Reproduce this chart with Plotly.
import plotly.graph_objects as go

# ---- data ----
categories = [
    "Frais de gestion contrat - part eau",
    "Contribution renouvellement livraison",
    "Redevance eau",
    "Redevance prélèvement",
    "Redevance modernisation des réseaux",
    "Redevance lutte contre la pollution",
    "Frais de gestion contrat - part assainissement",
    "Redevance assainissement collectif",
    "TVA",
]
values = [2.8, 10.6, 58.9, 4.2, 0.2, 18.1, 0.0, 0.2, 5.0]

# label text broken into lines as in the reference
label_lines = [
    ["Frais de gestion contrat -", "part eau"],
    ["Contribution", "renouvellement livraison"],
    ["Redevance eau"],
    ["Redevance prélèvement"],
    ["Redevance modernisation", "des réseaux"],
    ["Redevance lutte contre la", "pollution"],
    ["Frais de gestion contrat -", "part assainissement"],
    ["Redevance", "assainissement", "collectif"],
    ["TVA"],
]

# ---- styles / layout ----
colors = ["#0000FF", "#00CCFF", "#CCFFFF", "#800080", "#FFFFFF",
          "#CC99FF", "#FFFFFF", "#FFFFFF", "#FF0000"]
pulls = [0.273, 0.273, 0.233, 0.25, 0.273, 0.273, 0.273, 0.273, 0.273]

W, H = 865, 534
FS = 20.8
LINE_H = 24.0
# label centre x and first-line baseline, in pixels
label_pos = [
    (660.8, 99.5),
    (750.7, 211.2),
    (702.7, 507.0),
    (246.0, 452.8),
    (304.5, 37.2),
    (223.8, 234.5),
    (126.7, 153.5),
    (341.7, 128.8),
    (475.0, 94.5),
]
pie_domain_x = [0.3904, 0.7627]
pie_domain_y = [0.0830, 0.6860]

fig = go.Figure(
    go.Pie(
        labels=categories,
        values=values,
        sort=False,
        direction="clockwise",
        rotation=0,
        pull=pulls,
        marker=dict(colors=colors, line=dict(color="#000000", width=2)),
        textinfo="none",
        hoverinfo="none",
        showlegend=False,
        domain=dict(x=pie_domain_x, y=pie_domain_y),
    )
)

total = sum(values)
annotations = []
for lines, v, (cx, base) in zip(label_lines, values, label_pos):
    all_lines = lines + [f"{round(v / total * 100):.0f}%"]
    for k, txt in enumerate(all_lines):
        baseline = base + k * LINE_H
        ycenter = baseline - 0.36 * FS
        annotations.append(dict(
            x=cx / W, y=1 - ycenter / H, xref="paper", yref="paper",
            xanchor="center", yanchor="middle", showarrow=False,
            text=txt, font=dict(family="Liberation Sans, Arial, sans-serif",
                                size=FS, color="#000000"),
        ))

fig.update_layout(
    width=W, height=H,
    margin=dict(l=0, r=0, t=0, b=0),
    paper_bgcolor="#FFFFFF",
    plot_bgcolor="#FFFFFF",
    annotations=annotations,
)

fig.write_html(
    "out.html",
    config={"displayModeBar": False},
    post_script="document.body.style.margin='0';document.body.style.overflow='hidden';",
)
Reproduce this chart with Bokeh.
········
Write out all records exactly, keeping every detail.

• [RESULT OF THIS TASK]:
Reproduce this chart with Plotly.
import plotly.graph_objects as go

# ---- data ----
categories = [
    "Frais de gestion contrat - part eau",
    "Contribution renouvellement livraison",
    "Redevance eau",
    "Redevance prélèvement",
    "Redevance modernisation des réseaux",
    "Redevance lutte contre la pollution",
    "Frais de gestion contrat - part assainissement",
    "Redevance assainissement collectif",
    "TVA",
]
values = [2.8, 10.6, 58.9, 4.2, 0.2, 18.1, 0.0, 0.2, 5.0]

# label text broken into lines as in the reference
label_lines = [
    ["Frais de gestion contrat -", "part eau"],
    ["Contribution", "renouvellement livraison"],
    ["Redevance eau"],
    ["Redevance prélèvement"],
    ["Redevance modernisation", "des réseaux"],
    ["Redevance lutte contre la", "pollution"],
    ["Frais de gestion contrat -", "part assainissement"],
    ["Redevance", "assainissement", "collectif"],
    ["TVA"],
]

# ---- styles / layout ----
colors = ["#0000FF", "#00CCFF", "#CCFFFF", "#800080", "#FFFFFF",
          "#CC99FF", "#FFFFFF", "#FFFFFF", "#FF0000"]
pulls = [0.273, 0.273, 0.233, 0.25, 0.273, 0.273, 0.273, 0.273, 0.273]

W, H = 865, 534
FS = 20.8
LINE_H = 24.0
# label centre x and first-line baseline, in pixels
label_pos = [
    (660.8, 99.5),
    (750.7, 211.2),
    (702.7, 507.0),
    (246.0, 452.8),
    (304.5, 37.2),
    (223.8, 234.5),
    (126.7, 153.5),
    (341.7, 128.8),
    (475.0, 94.5),
]
pie_domain_x = [0.3904, 0.7627]
pie_domain_y = [0.0830, 0.6860]

fig = go.Figure(
    go.Pie(
        labels=categories,
        values=values,
        sort=False,
        direction="clockwise",
        rotation=0,
        pull=pulls,
        marker=dict(colors=colors, line=dict(color="#000000", width=2)),
        textinfo="none",
        hoverinfo="none",
        showlegend=False,
        domain=dict(x=pie_domain_x, y=pie_domain_y),
    )
)

total = sum(values)
annotations = []
for lines, v, (cx, base) in zip(label_lines, values, label_pos):
    all_lines = lines + [f"{round(v / total * 100):.0f}%"]
    for k, txt in enumerate(all_lines):
        baseline = base + k * LINE_H
        ycenter = baseline - 0.36 * FS
        annotations.append(dict(
            x=cx / W, y=1 - ycenter / H, xref="paper", yref="paper",
            xanchor="center", yanchor="middle", showarrow=False,
            text=txt, font=dict(family="Liberation Sans, Arial, sans-serif",
                                size=FS, color="#000000"),
        ))

fig.update_layout(
    width=W, height=H,
    margin=dict(l=0, r=0, t=0, b=0),
    paper_bgcolor="#FFFFFF",
    plot_bgcolor="#FFFFFF",
    annotations=annotations,
)

fig.write_html(
    "out.html",
    config={"displayModeBar": False},
    post_script="document.body.style.margin='0';document.body.style.overflow='hidden';",
)
Reproduce this chart with Bokeh.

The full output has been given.